Measurement-enhanced determination of BEC phase transitions

TL;DR

This paper introduces a dispersive measurement technique during evaporative cooling to precisely determine BEC phase transitions, reducing fluctuations and enabling single-shot transition point detection through multiple in-situ measurements.

Contribution

It presents a novel method combining dispersive atom number measurements with in-situ imaging to enhance the accuracy of BEC transition detection and allows continuous probing of phase crossings.

Findings

Dispersive measurements improve transition point accuracy.

Calibration between dispersive and absorption imaging is achieved.

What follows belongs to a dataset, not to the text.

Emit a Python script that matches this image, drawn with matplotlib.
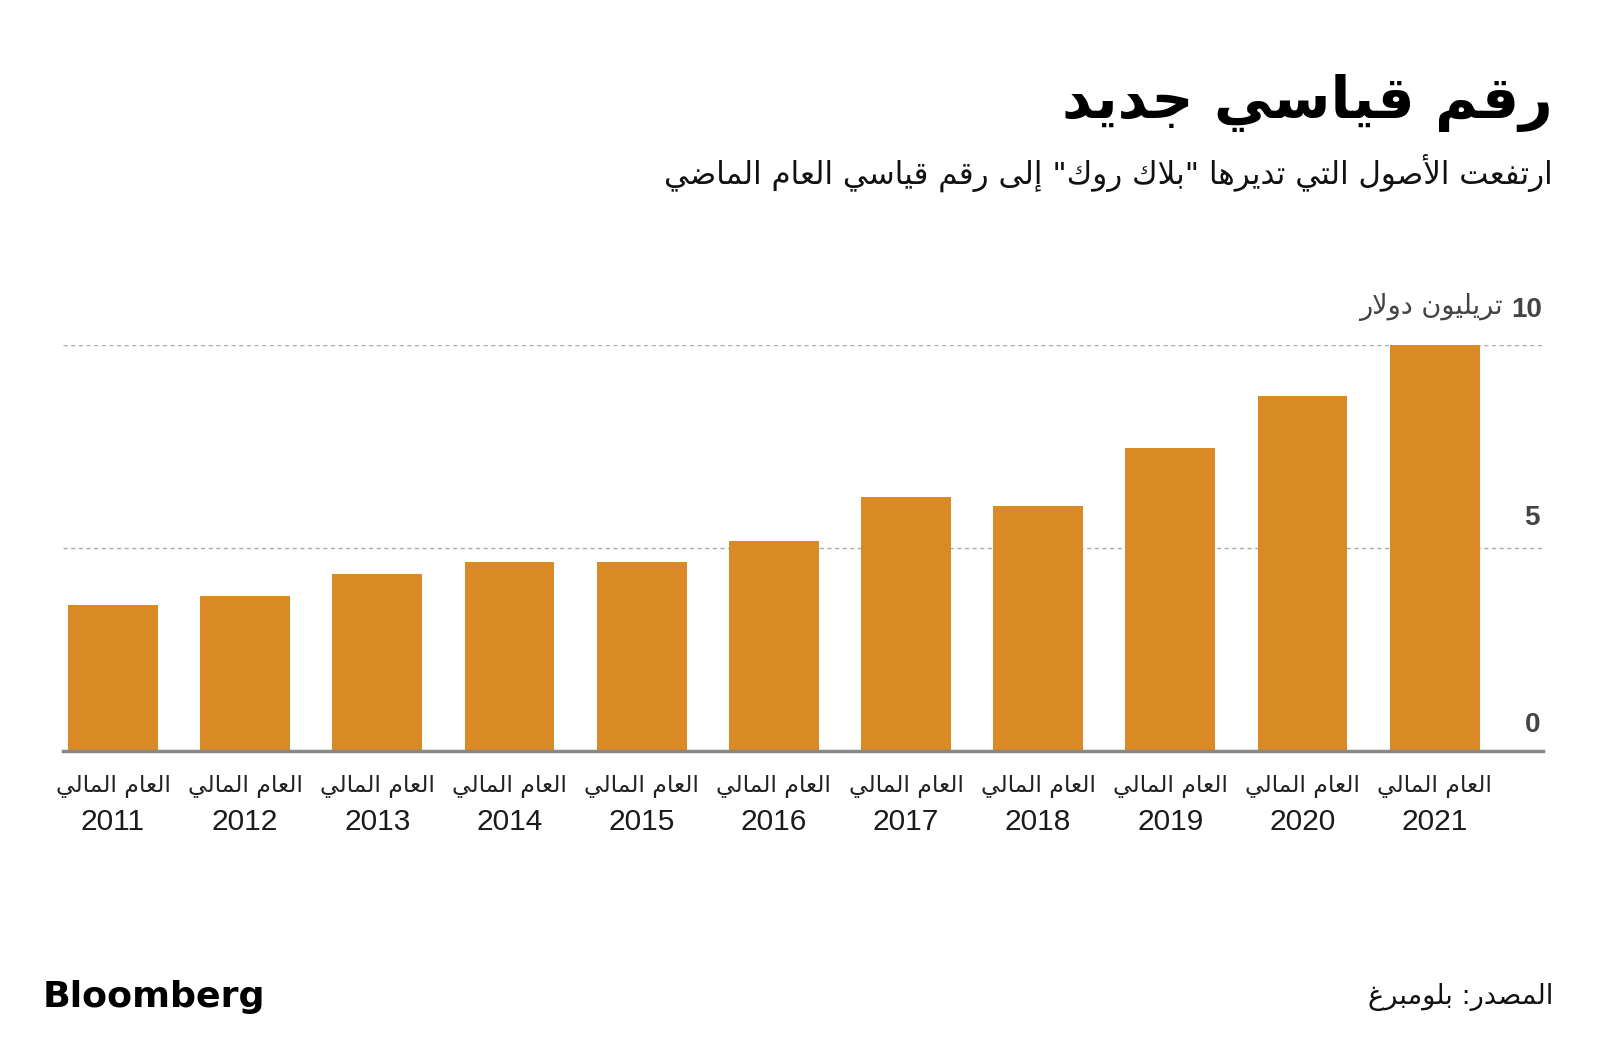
import matplotlib.pyplot as plt
from matplotlib.transforms import offset_copy

# data (trillion dollars)
years = ['2011', '2012', '2013', '2014', '2015', '2016',
         '2017', '2018', '2019', '2020', '2021']
assets = [3.59, 3.81, 4.35, 4.65, 4.65, 5.16, 6.25, 6.04, 7.46, 8.74, 10.0]
yticks = [0, 5, 10]

title = 'رقم قياسي جديد'
subtitle = 'ارتفعت الأصول التي تديرها "بلاك روك" إلى رقم قياسي العام الماضي'
unit = 'تريليون دولار'
fiscal = 'العام المالي'
source = 'المصدر: بلومبرغ'

# matplotlib does no arabic shaping, so pick the presentation forms by hand
DUAL = {'ب': 0xFE8F, 'ت': 0xFE95, 'ث': 0xFE99, 'ج': 0xFE9D, 'ح': 0xFEA1,
        'خ': 0xFEA5, 'س': 0xFEB1, 'ش': 0xFEB5, 'ص': 0xFEB9, 'ض': 0xFEBD,
        'ط': 0xFEC1, 'ظ': 0xFEC5, 'ع': 0xFEC9, 'غ': 0xFECD, 'ف': 0xFED1,
        'ق': 0xFED5, 'ك': 0xFED9, 'ل': 0xFEDD, 'م': 0xFEE1, 'ن': 0xFEE5,
        'ه': 0xFEE9, 'ي': 0xFEF1, 'ئ': 0xFE89}
RIGHT = {'آ': 0xFE81, 'أ': 0xFE83, 'ؤ': 0xFE85, 'إ': 0xFE87, 'ا': 0xFE8D,
         'ة': 0xFE93, 'د': 0xFEA9, 'ذ': 0xFEAB, 'ر': 0xFEAD, 'ز': 0xFEAF,
         'و': 0xFEED, 'ى': 0xFEEF}
LAMALEF = {'آ': 0xFEF5, 'أ': 0xFEF7, 'إ': 0xFEF9, 'ا': 0xFEFB}


def shape(s):
    units = []
    i = 0
    while i < len(s):
        if s[i] == 'ل' and i + 1 < len(s) and s[i + 1] in LAMALEF:
            units.append(('LA', s[i + 1]))
            i += 2
        else:
            units.append(('C', s[i]))
            i += 1

    def letter(u):
        return u[0] == 'LA' or u[1] in DUAL or u[1] in RIGHT

    def joins_next(u):
        return u[0] == 'C' and u[1] in DUAL

    out = []
    for k, u in enumerate(units):
        if not letter(u):
            out.append(u[1])
            continue
        a = k > 0 and joins_next(units[k - 1])
        b = k + 1 < len(units) and letter(units[k + 1]) and joins_next(u)
        if u[0] == 'LA':
            out.append(chr(LAMALEF[u[1]] + a))
        elif u[1] in RIGHT:
            out.append(chr(RIGHT[u[1]] + a))
        else:
            out.append(chr(DUAL[u[1]] + (3 if a and b else 2 if b else 1 if a else 0)))
    return ''.join(reversed(out))


W, H = 1600, 1063
fig = plt.figure(figsize=(16, 10.63), dpi=100)
fig.patch.set_facecolor('white')

def px(x, y):
    return x / W, 1 - y / H

ax = fig.add_axes([63 / W, 1 - 750.5 / H, 1480 / W, (750.5 - 345) / H])
x = list(range(len(years)))
ax.bar(x, assets, width=0.68, color='#da8a25', zorder=2)
ax.set_xlim(-0.378, 10.82)
ax.set_ylim(0, 10)

for s in ['top', 'left', 'right']:
    ax.spines[s].set_visible(False)
ax.spines['bottom'].set_color('#888888')
ax.spines['bottom'].set_linewidth(2.5)
ax.spines['bottom'].set_zorder(3)

ax.set_yticks(yticks)
ax.set_yticklabels([])
ax.tick_params(axis='y', length=0)
ax.yaxis.grid(True, color='#aaaaaa', linestyle=(0, (3, 2.5)), linewidth=1)
ax.set_axisbelow(True)

ax.set_xticks(x, years, fontsize=21.5, family='Liberation Sans', color='#1a1a1a')
ax.tick_params(axis='x', length=0, pad=41.5)

# fiscal-year line above the years
tr = offset_copy(ax.get_xaxis_transform(), fig=fig, x=0, y=-41, units='dots')
for xi in x:
    ax.text(xi, 0, shape(fiscal), transform=tr, ha='center', va='baseline',
            fontsize=16.8, color='#222222', family='DejaVu Sans')

# y labels sit above their gridline at the right edge
for v, dy in zip(yticks[:-1], [26, 30]):
    t = offset_copy(ax.get_yaxis_transform(), fig=fig, x=-3, y=dy, units='dots')
    ax.text(1.0, v, str(v), transform=t, ha='right', va='center', fontsize=20,
            fontweight='bold', color='#444444', family='Liberation Sans')
t = offset_copy(ax.get_yaxis_transform(), fig=fig, x=-1, y=35, units='dots')
ax.text(1.0, 10, '10', transform=t, ha='right', va='center', fontsize=20,
        fontweight='bold', color='#444444', family='Liberation Sans')
t = offset_copy(ax.get_yaxis_transform(), fig=fig, x=-40, y=31, units='dots')
ax.text(1.0, 10, shape(unit), transform=t, ha='right', va='baseline',
        fontsize=19.5, color='#444444', family='DejaVu Sans')

fig.text(*px(1553, 118), shape(title), ha='right', va='baseline', fontsize=42,
         fontweight='bold', color='black', family='DejaVu Sans')
fig.text(*px(1553, 184), shape(subtitle), ha='right', va='baseline', fontsize=22.3,
         color='#111111', family='DejaVu Sans')
fig.text(*px(43, 1007), 'Bloomberg', ha='left', va='baseline', fontsize=26.2,
         fontweight='bold', color='black', family='DejaVu Sans')
fig.text(*px(1553, 1004), shape(source), ha='right', va='baseline', fontsize=19.6,
         color='#111111', family='DejaVu Sans')

fig.savefig('out.png', dpi=100, facecolor='white')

Single-shot transition detection is demonstrated.

Abstract

We demonstrate how dispersive atom number measurements during evaporative cooling can be used for enhanced determination of the parameter dependence of the transition to a Bose-Einstein condensate (BEC). In this way shot-to-shot fluctuations in initial conditions are detected and the information extracted per experimental realization is increased. We furthermore calibrate in-situ images from dispersive probing of a BEC with corresponding absorption images in time-of-flight. This allows for the determination of the transition point in a single experimental realization by applying multiple dispersive measurements. Finally, we explore the continuous probing of several consecutive phase transition crossings using the periodic addition of a focused "dimple" potential.